I recently read this new book, exploring the history of book indexes over time. This obviously appealed to me as a book historian and bibliophile. But especially so because a couple of decades ago I retrained as a book indexer, qualifying with the Society of Indexers in the UK. I hoped that it would be work I could manage alongside my progressive neurological illness. Sadly after qualifying I found I was already too ill to work reliably as an indexer. But I maintain a great interest in and appreciation for the form.

The book ranges broadly and deeply over what is very much an abstract concept, often difficult to grasp in some of its more theoretical elements. Yet the book explains these well. I particularly enjoyed the early sections on the medieval origins of the index, and the different approaches of the distinctiones (more subject based indexes) and concordances (more like modern web search indexes), and how these ultimately merged in a way to create the modern book index.

As a book historian the discussion of the transition into the printed book era was fascinating, including the establishment of page numbers. I hadn’t known of the practical difficulties early printers faced trying to print these. The book here included helpful illustrations to show how early books were printed and numbered. Indeed the whole book was illustrated well throughout, often showing example indexes from printed books.
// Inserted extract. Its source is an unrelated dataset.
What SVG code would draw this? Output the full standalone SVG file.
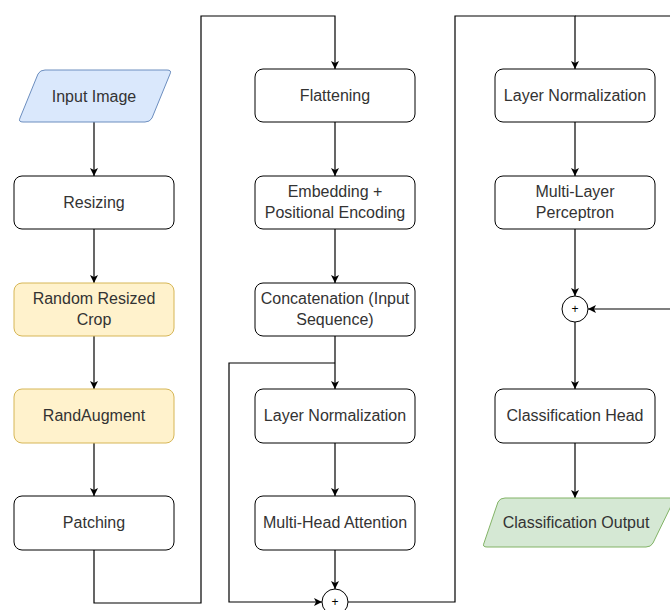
<svg xmlns="http://www.w3.org/2000/svg" width="670" height="610" viewBox="0 0 670 610">
<defs>
<marker id="arr" markerWidth="10" markerHeight="10" refX="9" refY="5" orient="auto" markerUnits="userSpaceOnUse">
<path d="M1,1 L9,5 L1,9 L3,5 Z" fill="#000"/>
</marker>
<style>
.box{fill:#fff;stroke:#000;stroke-width:1}
.yel{fill:#fff2cc;stroke:#d6b656;stroke-width:1}
.blue{fill:#dae8fc;stroke:#6c8ebf;stroke-width:1}
.green{fill:#d5e8d4;stroke:#82b366;stroke-width:1}
.circ{fill:#fff;stroke:#000;stroke-width:1}
text{font-family:"Liberation Sans",Arial,sans-serif;font-size:16px;fill:#333;text-anchor:middle}
.plus{font-size:12px;fill:#000}
.edge{fill:none;stroke:#000;stroke-width:1.2;marker-end:url(#arr)}
.line{fill:none;stroke:#000;stroke-width:1.2}
</style>
</defs>

<g id="connectors">
<path class="edge" d="M94,122 V176"/>
<path class="edge" d="M94,229 V283"/>
<path class="edge" d="M94,336 V389"/>
<path class="edge" d="M94,443 V496"/>
<path class="edge" d="M94,550 V603 H201 V16 H335 V69"/>
<path class="edge" d="M335,122 V176"/>
<path class="edge" d="M335,229 V283"/>
<path class="edge" d="M335,336 V389"/>
<path class="edge" d="M335,363 H229 V602 H322"/>
<path class="edge" d="M335,443 V496"/>
<path class="edge" d="M335,550 V589"/>
<path class="edge" d="M348,602 H455 V16 H575 V69"/>
<path class="line" d="M575,16 H700"/>
<path class="edge" d="M700,309 H588"/>
<path class="edge" d="M575,122 V176"/>
<path class="edge" d="M575,229 V296"/>
<path class="edge" d="M575,322 V389"/>
<path class="edge" d="M575,443 V498"/>
</g>

<g id="input-image">
<path class="blue" d="M45,70 H167 Q172,70 170,74 L152,118 Q150,122 145,122 H23 Q18,122 20,118 L38,74 Q40,70 45,70 Z"/>
<text x="94" y="102">Input Image</text>
</g>
<g id="resizing">
<rect class="box" x="14" y="176" width="160" height="53" rx="8"/>
<text x="94" y="208">Resizing</text>
</g>
<g id="random-resized-crop">
<rect class="yel" x="14" y="283" width="160" height="53" rx="8"/>
<text x="94" y="304">Random Resized</text>
<text x="94" y="325">Crop</text>
</g>
<g id="randaugment">
<rect class="yel" x="14" y="389" width="160" height="54" rx="8"/>
<text x="94" y="421">RandAugment</text>
</g>
<g id="patching">
<rect class="box" x="14" y="496" width="160" height="54" rx="8"/>
<text x="94" y="528">Patching</text>
</g>

<g id="flattening">
<rect class="box" x="255" y="69" width="160" height="53" rx="8"/>
<text x="335" y="101">Flattening</text>
</g>
<g id="embedding">
<rect class="box" x="255" y="176" width="160" height="53" rx="8"/>
<text x="335" y="197">Embedding +</text>
<text x="335" y="218">Positional Encoding</text>
</g>
<g id="concatenation">
<rect class="box" x="255" y="283" width="160" height="53" rx="8"/>
<text x="335" y="304">Concatenation (Input</text>
<text x="335" y="325">Sequence)</text>
</g>
<g id="layer-norm-1">
<rect class="box" x="255" y="389" width="160" height="54" rx="8"/>
<text x="335" y="421">Layer Normalization</text>
</g>
<g id="multi-head-attention">
<rect class="box" x="255" y="496" width="160" height="54" rx="8"/>
<text x="335" y="528">Multi-Head Attention</text>
</g>
<g id="add-1">
<circle class="circ" cx="335" cy="602" r="13"/>
<text class="plus" x="335" y="606">+</text>
</g>

<g id="layer-norm-2">
<rect class="box" x="495" y="69" width="160" height="53" rx="8"/>
<text x="575" y="101">Layer Normalization</text>
</g>
<g id="mlp">
<rect class="box" x="495" y="176" width="160" height="53" rx="8"/>
<text x="575" y="197">Multi-Layer</text>
<text x="575" y="218">Perceptron</text>
</g>
<g id="add-2">
<circle class="circ" cx="575" cy="309" r="13"/>
<text class="plus" x="575" y="313">+</text>
</g>
<g id="classification-head">
<rect class="box" x="495" y="389" width="160" height="54" rx="8"/>
<text x="575" y="421">Classification Head</text>
</g>
<g id="classification-output">
<path class="green" d="M505,498 H670 Q675,498 673,502 L653,543 Q651,547 646,547 H487 Q482,547 484,543 L498,502 Q500,498 505,498 Z"/>
<text x="576" y="528">Classification Output</text>
</g>
</svg>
Another highlight section for me was the chapter looking at the especially eighteenth century phenomenon of mock book indexes. Despite in my academic historian guise being an eighteenth-century specialist as well as an historian of reading I was quite unaware of these published works. I appreciated how soundly the discussion of the battles conducted to and fro through published indexes was grounded in the world of eighteenth-century publishing.

Moving closer to the present day the book looks at the establishment of indexing societies in the nineteenth century and some of their loftier goals. Surprisingly comparable to a modern Google-type search index, but rather something that was aimed to be built through the medium of traditional subject indexes. Indeed the role of printed book indexes alongside Internet-type search engines in the present day is a topic that the book returned to time and again.

I was most pleased to see the final chapter of the book cover in depth the working methods of modern professional book indexers. So often people assume that this work can now be done automatically by computer. But to produce a good and effective subject index still requires a human book indexer. This was further demonstrated by the book including part of an index to itself that had been generated by automated computer software. The limitations of the resulting index were clear, especially when viewed alongside the also included subject index compiled by a modern professional – and human! – book historian.

Overall this is a thoroughly enjoyable work, and an example of exemplary scholarship. Recommended of course to any bibliophile or book historian, or indeed to anyone who has found a book index helpful in the past and wants to know more. Thank you Dennis Duncan.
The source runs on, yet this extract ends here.